Наступает голодная смерть
После такого страха я основательно ослаб. Близких около меня не было, да и вообще все для меня были чужими. Был один земляк в лагере в Ивановке, но он остался там, и больше я его не видел. Ходить стал с трудом, а за получением баланды я уже выходил с палочкой, так как в строю подолгу стояли. На работу меня не брали: как видимо, было видно по мне, какой я работник. «Ну, – думаю, – здесь «сестры» — то нет, кто будет спасать от смерти? Да нашего брата валится каждый день, кому ты нужен. Как видимо, смерть – за мною, а я – от смерти. Но от нее далеко не убежишь, сам придешь на то место, где умереть». В мыслях – как бы уснуть и больше не встать, самая спокойная смерть. Но кто ее знает, как мне суждено. А как суждено, так и будет. Каждый день отсчитываю дни: «Вот сегодня я еще смог подняться, это значит – весь день проживу, а что будет завтра? Подымусь или нет?»
Да, лежу на бетонном полу, и никакой подстилки нет. В таких условиях ни одна скотина не жила. Совершенно никакого внимания на нас нет: хотя бы какие-нибудь доски положить на пол, и то было бы лучше.
Нечаянная радость
В одно прекрасное утреннее время, как всегда, подолгу стояли в строю, с тем чтобы нас посчитали и мы получили свою установленную норму. В это время все немцы, вооруженные, ходят взад-вперед: если десятый убегает на хвост колонны и его заметят, то изобьют палками, а если не заметят – тут же показывают палкой другому рядом стоящему: занимай, мол, его место, двигайтесь вперед. И вот смотрю – ходит комендант лагеря недалеко от нас и всё поглядывает на меня. Ну, думаю, опять наступает какая-то беда. Чего он, собственно, ходит и всё заглядывает в строй, где я стою? Или думает, что я убежал из десятых? Или еще что-нибудь? Но факт тот, что он без конца поглядывает на меня. Что же он, собственно, преследует? Или я что-то совершил, он думает? Или путает с кем-нибудь? Но факт остается фактом: нет-нет – опять взглянет, а я стараюсь смотреть вниз, но тоже наблюдаю за ним. А сердце уже колотится, и сам не знаю, почему. И вдруг этот комендант подходит ко мне, показывает на меня пальцем и говорит: «Ком-ком ко мне». Ну, думаю, всё. Одним словом, почти теряю сознание, хоть падай. Выхожу из строя. Он взял меня под руку и повел вдоль всего строя. У меня как-то получилось, что я упал. Тогда он спокойно помогает подняться, на глазах у всех, и ведет дальше в сторону – туда, где повар выдает баланду и хлеб. А у меня «мозги за мозги заходят»: не приложу себе ума, для чего он ведет меня? Ждать хорошего нечего: ни один человек от фашистов хорошего не получал, кроме палки да расстрела. Ну, что-то же должно совершиться? И зачем я ему нужен, совсем непонятно.
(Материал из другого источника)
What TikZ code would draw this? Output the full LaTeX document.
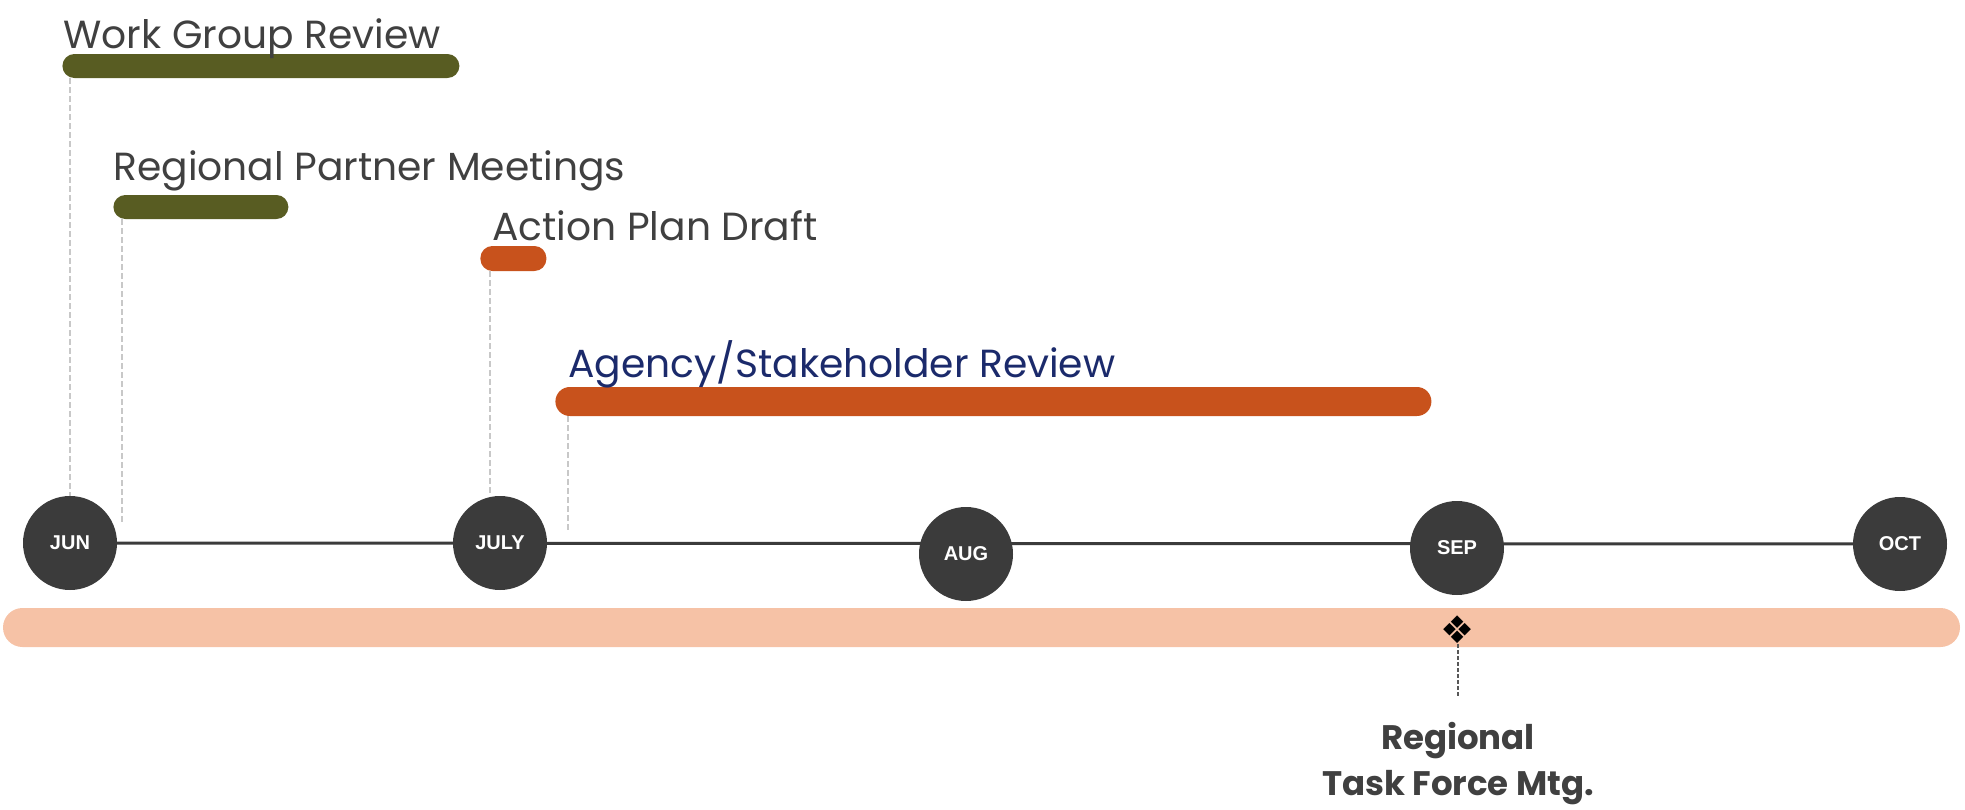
\documentclass[tikz,border=0pt]{standalone}
\usepackage{fontspec}
\setmainfont{Poppins}
\newfontfamily\monthfont{Liberation Sans}
\newfontfamily\symfont{DejaVu Sans}
\usetikzlibrary{backgrounds}
\definecolor{barolive}{HTML}{585C22}
\definecolor{barorange}{HTML}{C8521C}
\definecolor{labelnavy}{HTML}{1B2A6B}
\definecolor{monthgray}{HTML}{3B3B3B}
\definecolor{textgray}{HTML}{404040}
\definecolor{leadgray}{HTML}{C8C8C8}
\definecolor{bandpink}{HTML}{F6C2A6}
\begin{document}
\begin{tikzpicture}[x=0.5pt,y=-0.5pt,line join=round,line cap=round,
	month/.style={circle,fill=monthgray,minimum size=47pt,inner sep=0pt,text=white,font=\monthfont\bfseries\fontsize{10}{10}\selectfont},
	bar/.style={rectangle,rounded corners=6pt,minimum height=12pt,inner sep=0pt,anchor=west},
	tasklabel/.style={anchor=base west,inner sep=0pt,text=textgray,font=\fontsize{19.6}{22}\selectfont},
	lead/.style={draw=leadgray,line width=1pt,dash pattern=on 3pt off 1.5pt,line cap=butt}]
	\useasboundingbox (0,0) rectangle (1965,809);
	% months
	\foreach \n/\x/\y/\t in {jun/70/543/JUN,july/500/543/JULY,aug/966/554/AUG,sep/1457/548/SEP,oct/1900/544/OCT}
	\node[month] (\n) at (\x,\y) {\t};
	\begin{scope}[on background layer]
		\draw[monthgray,line width=1.5pt] (jun.center) -- (oct.center);
	\end{scope}
	% bars
	\node[bar,fill=barolive,minimum width=198.5pt] (wg) at (62,66) {};
	\node[bar,fill=barolive,minimum width=87.5pt] (rpm) at (113,207) {};
	\node[bar,fill=barorange,minimum width=33pt,minimum height=12.5pt] (apd) at (480,258.5) {};
	\node[bar,fill=barorange,minimum width=438pt,minimum height=14.5pt,rounded corners=7.25pt] (asr) at (555,401.5) {};
	\node[tasklabel] (wgtxt) at (63,48) {Work Group Review};
	\node[tasklabel] (rpmtxt) at (113,180) {Regional Partner Meetings};
	\node[tasklabel] (apdtxt) at (492,240) {Action Plan Draft};
	\node[tasklabel,text=labelnavy] (asrtxt) at (568,377) {Agency/Stakeholder Review};
	% leaders
	\path (122,523) coordinate (rpmend)
	(490,494) coordinate (apdend)
	(568,532) coordinate (asrend);
	\draw[lead] (jun.north |- wg.south) -- (jun.north);
	\draw[lead] (rpmend |- rpm.south) -- (rpmend);
	\draw[lead] (apdend |- apd.south) -- (apdend);
	\draw[lead] (asrend |- asr.south) -- (asrend);
	% band and milestone
	\node[rectangle,fill=bandpink,minimum width=978.5pt,minimum height=19.5pt,rounded corners=9.75pt,inner sep=0pt] (band) at (981.5,627.5) {};
	\node[inner sep=0pt,font=\symfont\fontsize{19}{19}\selectfont] (diam) at (1458,630) {❖};
	\node[anchor=north,align=center,inner sep=0pt,text=textgray,font=\bfseries\fontsize{17}{23}\selectfont] (tfm) at (1458,722) {Regional\\Task Force Mtg.};
	\draw[monthgray!85,line width=1pt,dash pattern=on 2pt off 1pt,line cap=butt] (diam.south) -- ++(0,52);
\end{tikzpicture}
\end{document}
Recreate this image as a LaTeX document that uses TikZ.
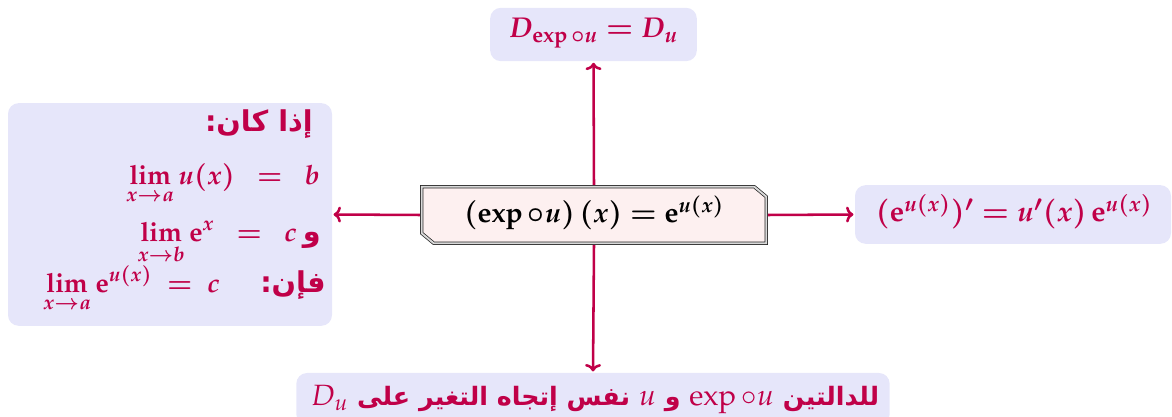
\documentclass[tikz,border=0pt]{standalone}
\usepackage{mathpazo}
\usepackage[no-math]{fontspec}
\usetikzlibrary{calc,arrows.meta}
\TeXXeTstate=1
\newfontfamily\arabicfont[Script=Arabic]{DejaVu Sans}
\definecolor{crim}{RGB}{192,0,72}
\definecolor{lav}{RGB}{230,230,250}
\definecolor{blush}{RGB}{253,240,240}
\tikzset{
  box/.style={fill=lav, rounded corners=8pt, inner sep=0pt},
  cbox/.style={fill=blush, draw=black!85, double=gray!30, double distance=1.4pt, line width=0.55pt},
  conn/.style={crim, line width=1.9pt, -{To[length=5.5pt,width=12pt]}, shorten >=1pt},
  mtxt/.style={text=crim, font=\fontsize{20}{24}\selectfont\boldmath, inner sep=0pt},
  artxt/.style={text=crim, font=\fontsize{21.5}{24}\selectfont\arabicfont\bfseries, inner sep=0pt},
}
\begin{document}
\begin{tikzpicture}[x=0.75pt,y=0.75pt]
\clip (0,0) rectangle (1172,417);
% boxes
\node[box, minimum width=155pt, minimum height=40pt] (t) at (593.5,382.5) {};
\node[box, minimum width=243pt, minimum height=167pt] (l) at (170,202.5) {};
\node[box, minimum width=237pt, minimum height=44pt] (r) at (1013,202.5) {};
\node[box, minimum width=445pt, minimum height=39pt] (b) at (593,18) {};
\node[inner sep=0pt, minimum width=261pt, minimum height=45pt] (c) at (594,202) {};
% connectors
\draw[conn] (c.center) -- (c.north) -- (t.south);
\draw[conn] (c.center) -- (c.south) -- (b.north);
\draw[conn] (c.center) -- (c.west) -- (l.east);
\draw[conn] (c.center) -- (c.east) -- (r.west);
% chamfered center box
\draw[cbox] ($(c.north west)+(2,-2)$) -- ($(c.north east)+(-14,-2)$) -- ($(c.north east)+(-2,-12)$)
  -- ($(c.south east)+(-2,2)$) -- ($(c.south west)+(14,2)$) -- ($(c.south west)+(2,12)$) -- cycle;
\node[mtxt, text=black, font=\fontsize{21}{24}\selectfont\boldmath] (ct) at (594,204) {$(\exp\circ u)\,(x)=\mathrm{e}^{u(x)}$};
% top
\node[mtxt, font=\fontsize{21.5}{24}\selectfont\boldmath] (tt) at (593.5,384) {$D_{\exp\circ u}=D_u$};
% right
\node[mtxt, font=\fontsize{21.5}{24}\selectfont\boldmath] (rt) at (1014,205) {$(\mathrm{e}^{u(x)})'=u'(x)\,\mathrm{e}^{u(x)}$};
% left contents
\node[artxt, anchor=base east] (l1) at (313,285) {\beginR إذا كان:\endR};
\node[mtxt, anchor=base east] (l2) at (320,232) {$\displaystyle\lim_{x\to a}u(x)\;\;=\;\;b$};
\node[mtxt, anchor=base east] (l3) at (297,175) {$\displaystyle\lim_{x\to b}\mathrm{e}^{x}\;\;=\;\;c$};
\node[artxt, anchor=base east] (l3a) at (321,175) {\beginR و\endR};
\node[mtxt, anchor=base west] (l4) at (43,124) {$\displaystyle\lim_{x\to a}\mathrm{e}^{u(x)}\;=\;c$};
\node[artxt, anchor=base east] (l4a) at (326,124) {\beginR فإن:\endR};
% bottom
\node[artxt, anchor=base, font=\fontsize{19}{24}\selectfont\arabicfont\bfseries] (bt) at (595,11) {\beginR للدالتين \beginL{\fontsize{22}{24}\selectfont$\exp\circ u$}\endL{} و \beginL{\fontsize{22}{24}\selectfont$u$}\endL{} نفس إتجاه التغير على \beginL{\fontsize{22}{24}\selectfont$D_u$}\endL\endR};
\end{tikzpicture}
\end{document}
Довел он меня до котла и своему переводчику что-то говорит. Когда закончил свою речь, тогда переводчик стал передавать на русском языке: «Так вот, молодой человек, господин комендант распорядился, чтобы тебе ежедневно давали по две порции хлеба и супа». Тут комендант, перебивая переводчика, говорит: «Сколько тебе лет?» Я отвечаю: «Двадцать». Тогда он покачал головой и опять спрашивает: «Сколько времени ты находишься в лагере?» Я говорю: «С октября-месяца сорок первого года». Тогда он стал считать на пальцах, сколько же месяцев. И с удивлением качал головой и несколько раз повторил: «О… о… о… о…». Переводчик еще добавил из его речи: «Господин комендант тебя пожалел ради своего сына. У него сын такого же возраста и тоже на фронте. О нем нет никакого известия». Нетрудно представить, как я выглядел среди тех, которые около меня стояли в шикарной форме, я среди них был как мертвая душонка. Комендант снова что-то сказал переводчику. Тогда переводчик еще добавил: «Становись в строй всегда первым, и не спеши: будешь получать всегда первым. Полицейским всё это будет сказано, они будут знать. Ясно?» Я мотнул головой. А немецкому коменданту сказал: «Благодарю Вас, большое Вам спасибо», – и поклонился. И переводчик все мои слова перевел ему. Тогда он смотрит на меня и немного улыбнулся. И говорит: «Как тебя звать?» Я говорю: «Василий». – «О, о, о, Вашилий».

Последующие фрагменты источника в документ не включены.